The marble holds the light as if it were a living thing. In this three-quarter stance, Nike, the Greek goddess of victory, turns her shoulder to the viewer, wings half-spread, drapery caught in a perpetual breeze. The stone is pale, almost luminous, with shadows pooling in the folds of her chiton and the hollows of her wings.
This is not the Nike of Samothrace, headless and storm-tossed, but a quieter incarnation—still poised, still triumphant, yet grounded in the solidity of carved marble. The three-quarter view offers a sense of motion arrested, a moment between strides. Her gaze is fixed on something beyond the frame, perhaps the battlefield or the finish line, where victory is not yet assured but already felt.

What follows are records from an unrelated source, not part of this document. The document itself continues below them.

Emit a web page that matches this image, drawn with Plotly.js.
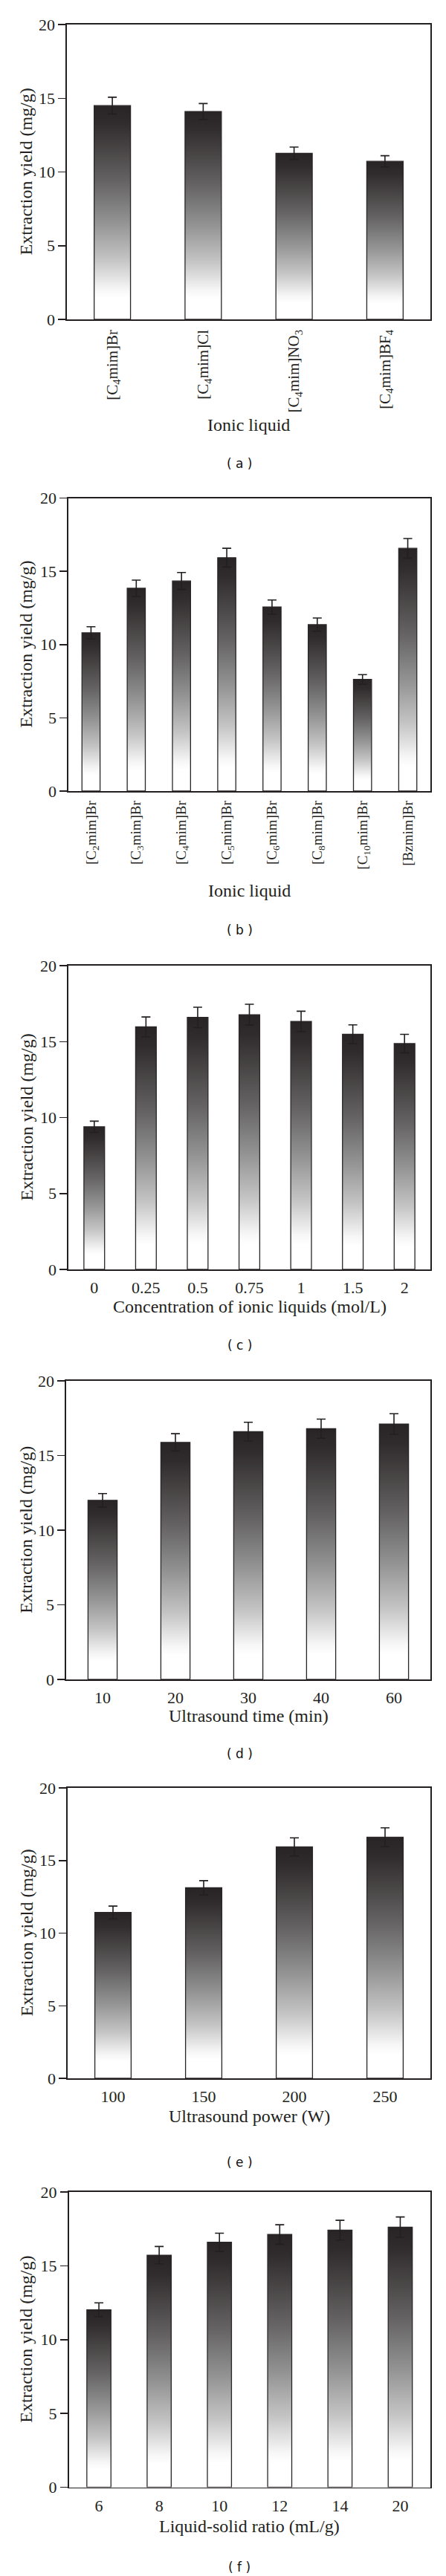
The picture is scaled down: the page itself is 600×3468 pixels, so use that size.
<!DOCTYPE html>
<html>
<head>
<meta charset="utf-8">
<script src="https://cdn.plot.ly/plotly-3.0.1.min.js"></script>
<style>
html,body{margin:0;padding:0;background:#fff;}
#chart{width:600px;height:3468px;}
</style>
</head>
<body>
<div id="chart"></div>
<script>
// ---------- data ----------
const catsA = ['[C<sub>4</sub>mim]Br', '[C<sub>4</sub>mim]Cl', '[C<sub>4</sub>mim]NO<sub>3</sub>', '[C<sub>4</sub>mim]BF<sub>4</sub>'];
const yieldA = [14.5, 14.1, 11.27, 10.72];
const errA = [0.57, 0.54, 0.42, 0.38];

const catsB = ['[C<sub>2</sub>mim]Br', '[C<sub>3</sub>mim]Br', '[C<sub>4</sub>mim]Br', '[C<sub>5</sub>mim]Br', '[C<sub>6</sub>mim]Br', '[C<sub>8</sub>mim]Br', '[C<sub>10</sub>mim]Br', '[Bzmim]Br'];
const yieldB = [10.8, 13.84, 14.34, 15.93, 12.56, 11.36, 7.62, 16.57];
const errB = [0.42, 0.56, 0.58, 0.64, 0.48, 0.45, 0.33, 0.67];

const catsC = ['0', '0.25', '0.5', '0.75', '1', '1.5', '2'];
const yieldC = [9.39, 15.97, 16.59, 16.77, 16.33, 15.48, 14.87];
const errC = [0.37, 0.65, 0.67, 0.69, 0.67, 0.62, 0.61];

const catsD = ['10', '20', '30', '40', '60'];
const yieldD = [12.0, 15.88, 16.6, 16.8, 17.11];
const errD = [0.45, 0.58, 0.63, 0.64, 0.69];

const catsE = ['100', '150', '200', '250'];
const yieldE = [11.42, 13.12, 15.94, 16.6];
const errE = [0.44, 0.49, 0.62, 0.65];

const catsF = ['6', '8', '10', '12', '14', '20'];
const yieldF = [12.02, 15.72, 16.59, 17.12, 17.41, 17.62];
const errF = [0.47, 0.59, 0.62, 0.66, 0.67, 0.69];

const yTitle = 'Extraction yield (mg/g)';
const xTitles = ['Ionic liquid', 'Ionic liquid', 'Concentration of ionic liquids (mol/L)', 'Ultrasound time (min)', 'Ultrasound power (W)', 'Liquid-solid ratio (mL/g)'];
const panelLabels = ['( a )', '( b )', '( c )', '( d )', '( e )', '( f )'];

// ---------- layout geometry (pixels) ----------
const W = 600, H = 3468;
const boxes = [
  {l: 90, r: 579, t: 33, b: 430},
  {l: 92, r: 579, t: 670.5, b: 1065},
  {l: 92, r: 579, t: 1300, b: 1709},
  {l: 89, r: 579, t: 1859, b: 2261},
  {l: 91, r: 579, t: 2407, b: 2798},
  {l: 92.5, r: 579, t: 2951, b: 3348.5}
];
const xTitleY = [572, 1199, 1759, 2310, 2849, 3401];
const labelY = [624, 1252, 1811, 2361, 2911, 3456];
const tickAngles = [-90, -90, 0, 0, 0, 0];
const xTickSizes = [21, 19, 22, 22, 22, 22];

const series = [
  [catsA, yieldA, errA],
  [catsB, yieldB, errB],
  [catsC, yieldC, errC],
  [catsD, yieldD, errD],
  [catsE, yieldE, errE],
  [catsF, yieldF, errF]
];

const ink = '#231f20';
const serif = 'Liberation Serif, Times New Roman, serif';

const traces = [];
const layout = {
  width: W, height: H,
  margin: {l: 0, r: 0, t: 0, b: 0},
  paper_bgcolor: '#fff', plot_bgcolor: '#fff',
  showlegend: false,
  font: {family: serif, color: ink, size: 22},
  annotations: []
};

series.forEach((s, i) => {
  const n = i === 0 ? '' : String(i + 1);
  const bx = boxes[i];
  traces.push({
    type: 'bar',
    x: s[0], y: s[1],
    xaxis: 'x' + n, yaxis: 'y' + n,
    width: 0.4,
    marker: {color: '#555', line: {color: '#2a2627', width: 1.3}},
    error_y: {type: 'data', array: s[2], visible: true, color: ink, thickness: 1.6, width: 6},
    hoverinfo: 'skip'
  });
  layout['xaxis' + n] = {
    domain: [bx.l / W, bx.r / W],
    anchor: 'y' + n,
    type: 'category',
    range: [-0.5, s[0].length - 0.5],
    showline: true, mirror: true, linecolor: ink, linewidth: 1.6,
    ticks: '', showgrid: false, zeroline: false,
    tickangle: tickAngles[i],
    tickfont: {family: serif, size: xTickSizes[i], color: ink},
    ticklabelstandoff: 4,
    fixedrange: true
  };
  layout['yaxis' + n] = {
    domain: [1 - bx.b / H, 1 - bx.t / H],
    anchor: 'x' + n,
    range: [0, 20], dtick: 5, tick0: 0,
    showline: true, mirror: true, linecolor: ink, linewidth: 1.6,
    ticks: 'outside', ticklen: 10, tickwidth: 1.5, tickcolor: ink,
    showgrid: false, zeroline: false,
    tickfont: {family: serif, size: 22, color: ink},
    fixedrange: true
  };
  // y title
  layout.annotations.push({
    text: yTitle, textangle: -90,
    xref: 'paper', yref: 'paper',
    x: 35 / W, y: 1 - (bx.t + bx.b) / 2 / H,
    xanchor: 'center', yanchor: 'middle', showarrow: false,
    font: {family: serif, size: 24, color: ink}
  });
  // x title
  layout.annotations.push({
    text: xTitles[i],
    xref: 'paper', yref: 'paper',
    x: (bx.l + bx.r) / 2 / W, y: 1 - xTitleY[i] / H,
    xanchor: 'center', yanchor: 'middle', showarrow: false,
    font: {family: serif, size: 24, color: ink}
  });
  // panel label
  layout.annotations.push({
    text: panelLabels[i],
    xref: 'paper', yref: 'paper',
    x: 322 / W, y: 1 - labelY[i] / H,
    xanchor: 'center', yanchor: 'middle', showarrow: false,
    font: {family: 'DejaVu Sans, Verdana, sans-serif', size: 17, color: '#111'}
  });
});

Plotly.newPlot('chart', traces, layout, {staticPlot: true, displayModeBar: false}).then(gd => {
  // vertical gradient fill for every bar drawn by Plotly
  const svgNS = 'http://www.w3.org/2000/svg';
  const svg = gd.querySelector('svg.main-svg');
  let defs = svg.querySelector('defs');
  if (!defs) { defs = document.createElementNS(svgNS, 'defs'); svg.insertBefore(defs, svg.firstChild); }
  const grad = document.createElementNS(svgNS, 'linearGradient');
  grad.setAttribute('id', 'barGrad');
  grad.setAttribute('x1', '0'); grad.setAttribute('y1', '0');
  grad.setAttribute('x2', '0'); grad.setAttribute('y2', '1');
  const stops = [[0, '#282425'], [0.08, '#302c2d'], [0.35, '#646262'], [0.55, '#949494'], [0.72, '#c4c4c4'], [0.86, '#f6f6f6'], [0.9, '#ffffff'], [1, '#ffffff']];
  stops.forEach(([o, c]) => {
    const st = document.createElementNS(svgNS, 'stop');
    st.setAttribute('offset', o);
    st.setAttribute('stop-color', c);
    grad.appendChild(st);
  });
  defs.appendChild(grad);
  gd.querySelectorAll('.barlayer .point path').forEach(p => {
    p.style.fill = 'url(#barGrad)';
  });
});
</script>
</body>
</html>
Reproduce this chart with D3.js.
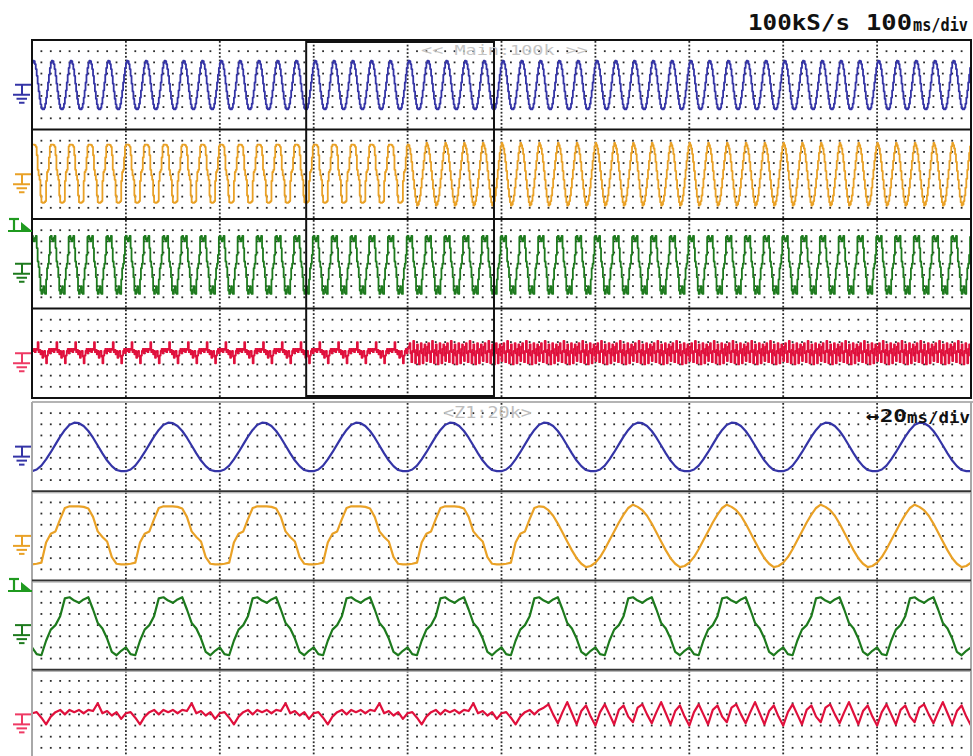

In the classical imagination, Nike was more than a symbol; she was a presence, a divine messenger who alighted on the shoulders of victors. Here, that presence is rendered in stone, but the stone itself seems to remember flight. The wings are not merely decorative; they are the weight of aspiration, the lift of ambition.
Through the lens of generative AI, this marble Nike becomes a meditation on permanence and transience. The algorithm has studied countless sculptures, learned the grammar of Greek drapery and the anatomy of idealized form. What emerges is not a copy but a reinterpretation—a goddess who belongs to antiquity and to the present, carved by neural networks that dream in stone.
The three-quarter stance is key: it invites the viewer to circle the statue, to imagine the missing profile, to complete the form in the mind's eye. Victory, after all, is never a single angle. It is a story told from many sides, and this marble Nike holds them all in poised suspension.